---------- RECORDED INFORMATION ----------

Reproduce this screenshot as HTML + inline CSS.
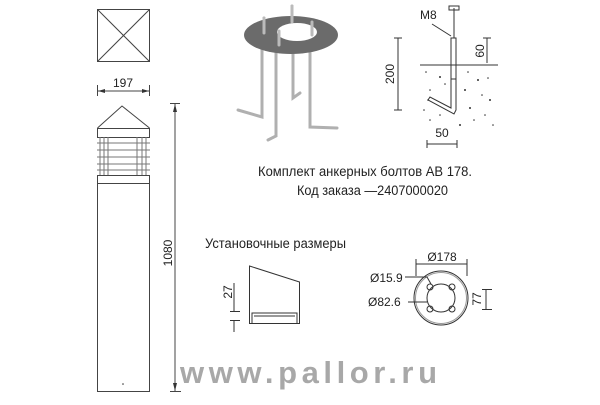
<!DOCTYPE html>
<html><head><meta charset="utf-8"><style>
body{margin:0;background:#fff;width:600px;height:400px;overflow:hidden}
svg text{font-family:"Liberation Sans","DejaVu Sans",sans-serif;fill:#222}
</style></head><body>
<svg width="600" height="400" viewBox="0 0 600 400" xmlns="http://www.w3.org/2000/svg">
<g stroke="#444" stroke-width="1" fill="none">
<rect x="97.5" y="9.5" width="52" height="52"/>
<line x1="97.5" y1="9.5" x2="149.5" y2="61.5"/><line x1="149.5" y1="9.5" x2="97.5" y2="61.5"/>
<line x1="97.5" y1="85" x2="97.5" y2="96"/><line x1="149.5" y1="85" x2="149.5" y2="96"/>
<line x1="98" y1="91" x2="149" y2="91"/>
<polyline points="97.5,128 122,106 149.5,128"/>
<rect x="97.5" y="128.5" width="52" height="9"/>
<g stroke="#777">
<line x1="97" y1="143" x2="150" y2="143"/><line x1="97" y1="150" x2="150" y2="150"/>
<line x1="97" y1="157" x2="150" y2="157"/><line x1="97" y1="164" x2="150" y2="164"/>
<line x1="97" y1="170" x2="150" y2="170"/>
<line x1="100" y1="137" x2="100" y2="175"/><line x1="104" y1="137" x2="104" y2="175"/>
<line x1="108" y1="137" x2="108" y2="175"/><line x1="137" y1="137" x2="137" y2="175"/>
<line x1="142" y1="137" x2="142" y2="175"/><line x1="146" y1="137" x2="146" y2="175"/>
</g>
<rect x="97.5" y="175.5" width="52" height="8"/>
<rect x="97.5" y="183.5" width="52" height="208"/>
<line x1="175" y1="104" x2="175" y2="391"/>
<line x1="170" y1="103.5" x2="180" y2="103.5"/><line x1="170" y1="391.5" x2="181" y2="391.5"/>
</g>
<circle cx="123" cy="384" r="0.8" fill="#333"/>
<polygon points="175,104 173,112 177,112" fill="#333"/><polygon points="175,391 173,383 177,383" fill="#333"/>
<polygon points="98,91 105,89 105,93" fill="#333"/><polygon points="149,91 142,89 142,93" fill="#333"/>
<text x="123" y="87" font-size="12" text-anchor="middle">197</text>
<text x="0" y="0" font-size="12" text-anchor="middle" transform="translate(172,253) rotate(-90)">1080</text>

<g stroke="#b0b0b0" stroke-width="3" fill="none" stroke-linecap="round">
<polyline points="262,48 262,117 238,110"/>
<polyline points="276,45 276,136 268,140"/>
<polyline points="310,45 310,127 337,128"/>
<polyline points="293,45 293,98 300,93"/>
<line x1="264" y1="18" x2="264" y2="38"/><line x1="292" y1="6" x2="292" y2="25"/>
<line x1="312" y1="22" x2="312" y2="40"/><line x1="279" y1="31" x2="279" y2="45"/>
</g>
<ellipse cx="291" cy="35" rx="47" ry="19" fill="#6b6b6b"/>
<ellipse cx="297" cy="32" rx="20" ry="9" fill="#fff"/>
<g stroke="#bbb" stroke-width="3" stroke-linecap="round">
<line x1="264" y1="18" x2="264" y2="33"/><line x1="292" y1="6" x2="292" y2="22"/>
<line x1="312" y1="22" x2="312" y2="35"/><line x1="279" y1="31" x2="279" y2="45"/>
</g>

<g stroke="#333" fill="none" stroke-width="1">
<line x1="420" y1="65" x2="498" y2="65"/>
<rect x="451" y="38" width="5" height="41"/>
<polyline points="451,79 451,108 430,97 428,100 454,114 456,110 456,79"/>
<line x1="454" y1="8" x2="454" y2="38"/>
<rect x="449" y="6" width="10" height="4"/>
<line x1="432" y1="24" x2="451" y2="36"/>
<line x1="398" y1="38" x2="398" y2="110"/><line x1="394" y1="38" x2="402" y2="38"/><line x1="394" y1="110" x2="402" y2="110"/>
<line x1="487" y1="38" x2="487" y2="63"/><line x1="483" y1="38" x2="491" y2="38"/>
<line x1="427" y1="144" x2="457" y2="144"/><line x1="427" y1="140" x2="427" y2="148"/><line x1="457" y1="140" x2="457" y2="148"/>
</g>
<g fill="#333">
<circle cx="426" cy="72" r=".8"/><circle cx="440" cy="77" r="1"/><circle cx="468" cy="72" r=".8"/><circle cx="478" cy="80" r="1"/>
<circle cx="430" cy="90" r=".8"/><circle cx="465" cy="90" r="1"/><circle cx="482" cy="95" r=".8"/><circle cx="490" cy="100" r="1"/>
<circle cx="424" cy="110" r=".8"/><circle cx="470" cy="108" r="1"/><circle cx="485" cy="115" r=".8"/><circle cx="440" cy="115" r=".8"/>
<circle cx="474" cy="120" r=".8"/><circle cx="430" cy="120" r=".8"/><circle cx="493" cy="125" r=".8"/><circle cx="460" cy="125" r="1"/>
<circle cx="445" cy="84" r=".8"/><circle cx="488" cy="78" r=".8"/><circle cx="428" cy="100" r=".8"/>
</g>
<text x="420" y="19" font-size="12">M8</text>
<text font-size="12" text-anchor="middle" transform="translate(394,74) rotate(-90)">200</text>
<text font-size="12" text-anchor="middle" transform="translate(484,51) rotate(-90)">60</text>
<text x="442" y="137" font-size="12" text-anchor="middle">50</text>

<text x="258" y="176" font-size="13.5" textLength="214" lengthAdjust="spacingAndGlyphs">Комплект анкерных болтов АВ 178.</text>
<text x="297" y="195" font-size="13.5" textLength="151" lengthAdjust="spacingAndGlyphs">Код заказа —2407000020</text>
<text x="205" y="248" font-size="13.5" textLength="141" lengthAdjust="spacingAndGlyphs">Установочные размеры</text>

<g stroke="#333" fill="none">
<polygon points="249.5,266 299.5,282 299.5,323.5 249.5,323.5"/>
<polyline points="252,323 252,313 297,313 297,323"/>
<line x1="254" y1="316" x2="295" y2="316"/>
<line x1="234" y1="283" x2="234" y2="311"/><line x1="230" y1="311.5" x2="240" y2="311.5"/>
<line x1="230" y1="320.5" x2="240" y2="320.5"/><line x1="234" y1="321" x2="234" y2="332"/>
<circle cx="441" cy="298" r="27"/><circle cx="441" cy="298" r="25.5" stroke="#999"/>
<circle cx="441" cy="298" r="14"/>
<circle cx="430" cy="287" r="3"/><circle cx="452" cy="287" r="3"/><circle cx="430" cy="309" r="3"/><circle cx="452" cy="309" r="3"/>
<line x1="416" y1="264" x2="467" y2="264"/><line x1="416" y1="259" x2="416" y2="276"/><line x1="467" y1="259" x2="467" y2="276"/>
<line x1="405" y1="277" x2="427" y2="277"/><line x1="427" y1="277" x2="431" y2="284"/>
<line x1="408" y1="302" x2="427" y2="302"/>
<line x1="486" y1="290" x2="486" y2="309"/><line x1="482" y1="289.5" x2="492" y2="289.5"/><line x1="482" y1="309.5" x2="492" y2="309.5"/>
</g>
<text font-size="12" text-anchor="middle" transform="translate(232,292) rotate(-90)">27</text>
<text font-size="12" text-anchor="middle" transform="translate(481,299) rotate(-90)">77</text>
<text x="442" y="261" font-size="12" text-anchor="middle">Ø178</text>
<text x="370" y="282" font-size="12">Ø15.9</text>
<text x="368" y="306" font-size="12">Ø82.6</text>

<text x="180" y="383" font-size="31" font-weight="bold" textLength="257" lengthAdjust="spacing" style="fill:#a8a8a8">www.pallor.ru</text>
</svg>
</body></html>
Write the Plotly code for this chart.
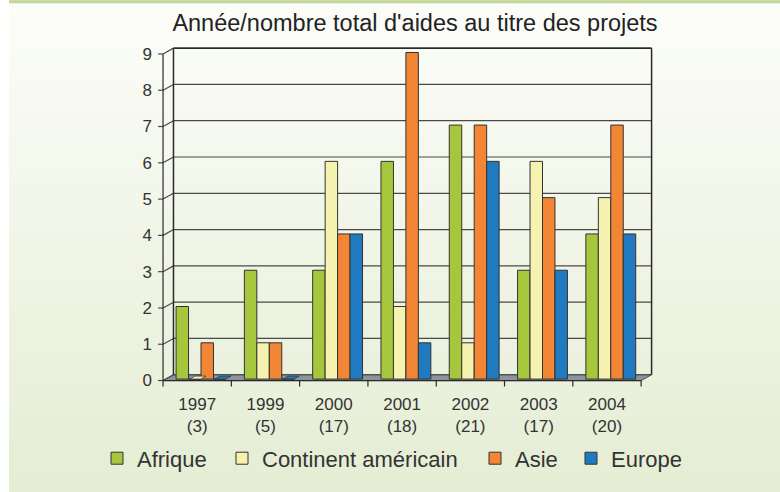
import plotly.graph_objects as go

# data
years = ["1997", "1999", "2000", "2001", "2002", "2003", "2004"]
totals = [3, 5, 17, 18, 21, 17, 20]
afrique = [2, 3, 3, 6, 7, 3, 4]
amerique = [0, 1, 6, 2, 1, 6, 5]
asie = [1, 1, 4, 9, 7, 5, 7]
europe = [0, 0, 4, 1, 6, 3, 4]
y_ticks = list(range(10))

series = [
    ("Afrique", afrique, "#a6c73b"),
    ("Continent américain", amerique, "#f6f2b0"),
    ("Asie", asie, "#f28634"),
    ("Europe", europe, "#1f7ac0"),
]
legend_left_px = [97, 222, 475, 571]   # one small legend per series

# page / plot geometry (pixels)
FIG_W, FIG_H = 780, 492
L, R, T, B = 155, 660, 40, 392
PX_X, PX_Y = 68.3, 36.6          # pixels per category / per unit
X0_PX, Y0_PX = 201, 382          # pixel of category 0 / value 0
BARGAP = 0.27

x_range = [(L - X0_PX) / PX_X, (R - X0_PX) / PX_X]
y_range = [(Y0_PX - B) / PX_Y, (Y0_PX - T) / PX_Y]

# fake 3d offsets (data units) of the front and back planes
FDX, FDY = -0.056, -0.04
BDX, BDY = 0.097, 0.12
n = len(years)
xf0, xf1 = -0.5 + FDX, -0.5 + FDX + n
xb0, xb1 = -0.5 + BDX, -0.5 + BDX + n
ytop = max(y_ticks)

def paper_x(px):
    return (px - L) / (R - L)

def paper_y(py):
    return (B - py) / (B - T)

shapes = []

# background gradient (vertical bands)
n_bands = 40
c_top, c_bot = (252, 253, 249), (229, 237, 212)
for i in range(n_bands):
    y_a = 3 + (FIG_H - 3) * i / n_bands
    y_b = 3 + (FIG_H - 3) * (i + 1) / n_bands + (12 if i == n_bands - 1 else 1)
    f = (i + 0.5) / n_bands
    col = tuple(round(c_top[k] + (c_bot[k] - c_top[k]) * f) for k in range(3))
    shapes.append(dict(type="rect", xref="paper", yref="paper", layer="below",
                       x0=paper_x(9), x1=paper_x(FIG_W + 10), y0=paper_y(y_b), y1=paper_y(y_a),
                       fillcolor="rgb(%d,%d,%d)" % col, line=dict(width=0)))
shapes.append(dict(type="rect", xref="paper", yref="paper", layer="below",
                   x0=paper_x(9), x1=paper_x(FIG_W + 10), y0=paper_y(3), y1=paper_y(0),
                   fillcolor="#c3d69a", line=dict(width=0)))
shapes.append(dict(type="rect", xref="paper", yref="paper", layer="below",
                   x0=paper_x(-10), x1=paper_x(9), y0=paper_y(FIG_H + 10), y1=paper_y(-10),
                   fillcolor="white", line=dict(width=0)))

grid = dict(color="#4a4a4a", width=1.2)

# floor
shapes.append(dict(type="path", layer="below",
                   path=f"M{xf0},{FDY} L{xf1},{FDY} L{xb1},{BDY} L{xb0},{BDY} Z",
                   fillcolor="#8d959c", line=dict(color="#4a4a4a", width=1)))

# back wall grid + left wall diagonals + front ticks
for k in y_ticks:
    shapes.append(dict(type="line", layer="below", x0=xb0, x1=xb1, y0=k + BDY, y1=k + BDY, line=grid))
    shapes.append(dict(type="line", layer="below", x0=xf0, x1=xb0, y0=k + FDY, y1=k + BDY, line=grid))
    shapes.append(dict(type="line", layer="below", x0=xf0 - 5 / PX_X, x1=xf0, y0=k + FDY, y1=k + FDY, line=grid))
shapes.append(dict(type="line", layer="below", x0=xb0, x1=xb0, y0=BDY, y1=ytop + BDY, line=dict(color="#2a2a2a", width=1.5)))
shapes.append(dict(type="line", layer="below", x0=xb1, x1=xb1, y0=BDY, y1=ytop + BDY, line=dict(color="#2a2a2a", width=1.5)))
shapes.append(dict(type="line", layer="below", x0=xb0, x1=xb1, y0=ytop + BDY, y1=ytop + BDY, line=dict(color="#2a2a2a", width=1.5)))
# front value axis
shapes.append(dict(type="line", x0=xf0, x1=xf0, y0=FDY, y1=ytop + FDY, line=dict(color="#2a2a2a", width=1.2)))
# front category axis and its ticks
shapes.append(dict(type="line", x0=xf0, x1=xf1, y0=FDY, y1=FDY, line=dict(color="#2a2a2a", width=1.2)))
for k in range(n + 1):
    shapes.append(dict(type="line", x0=xf0 + k, x1=xf0 + k, y0=FDY, y1=FDY - 6 / PX_Y,
                       line=dict(color="#2a2a2a", width=1.2)))

# zero-height bars show only their top face
bw = (1 - BARGAP) / len(series)
for j, (name, vals, color) in enumerate(series):
    for i, v in enumerate(vals):
        if v == 0:
            a = i - (1 - BARGAP) / 2 + j * bw + 0.02
            b = a + bw - 0.02
            dx, dy = 5 / PX_X, 3 / PX_Y
            shapes.append(dict(type="path",
                               path=f"M{a},0 L{b},0 L{b + dx},{dy} L{a + dx},{dy} Z",
                               fillcolor=color, line=dict(color="#3a3a3a", width=0.8)))

fig = go.Figure()
legends = {}
for j, (name, vals, color) in enumerate(series):
    key = "legend" if j == 0 else f"legend{j + 1}"
    fig.add_trace(go.Bar(x=list(range(n)), y=vals, name=name, legend=key,
                         marker=dict(color=color, line=dict(color="#333333", width=1))))
    legends[key] = dict(orientation="h", x=paper_x(legend_left_px[j]), xanchor="left",
                        y=paper_y(462), yanchor="middle", bgcolor="rgba(0,0,0,0)",
                        font=dict(size=22, color="#333333"))

font_family = "Liberation Sans, Arial, sans-serif"
fig.update_layout(
    width=FIG_W, height=FIG_H,
    margin=dict(l=L, r=FIG_W - R, t=T, b=FIG_H - B, pad=0),
    paper_bgcolor="rgb(229,237,212)",
    plot_bgcolor="rgba(0,0,0,0)",
    barmode="group", bargap=BARGAP, bargroupgap=0,
    font=dict(family=font_family, color="#333333"),
    title=dict(text="Année/nombre total d'aides au titre des projets",
               xref="container", x=415 / FIG_W, xanchor="center", y=1 - 23 / FIG_H, yanchor="middle",
               font=dict(size=23.5, color="#222222")),
    xaxis=dict(range=x_range, showgrid=False, zeroline=False, showline=False, ticks="",
               tickvals=[i + FDX for i in range(n)],
               ticktext=[f"{y}<br>({t})" for y, t in zip(years, totals)],
               tickfont=dict(size=17, color="#333333"), ticklabelstandoff=3),
    yaxis=dict(range=y_range, showgrid=False, zeroline=False, showline=False, ticks="",
               tickvals=[k + FDY for k in y_ticks], ticktext=[str(k) for k in y_ticks],
               tickfont=dict(size=17, color="#333333"), ticklabelstandoff=2),
    showlegend=True,
    shapes=shapes,
    **legends,
)

# drop the default page margin so the figure sits at the window corner
fig.write_html("out.html", config={"displayModeBar": False},
               post_script="document.body.style.margin='0';"
                           "document.body.style.background='rgb(229,237,212)';")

----------

* [TASK PROMPT] Show all lines above holding "this".

* [THE COMPLETED TASK]
Reproduce this screenshot as HTML + inline CSS.
Write the Plotly code for this chart.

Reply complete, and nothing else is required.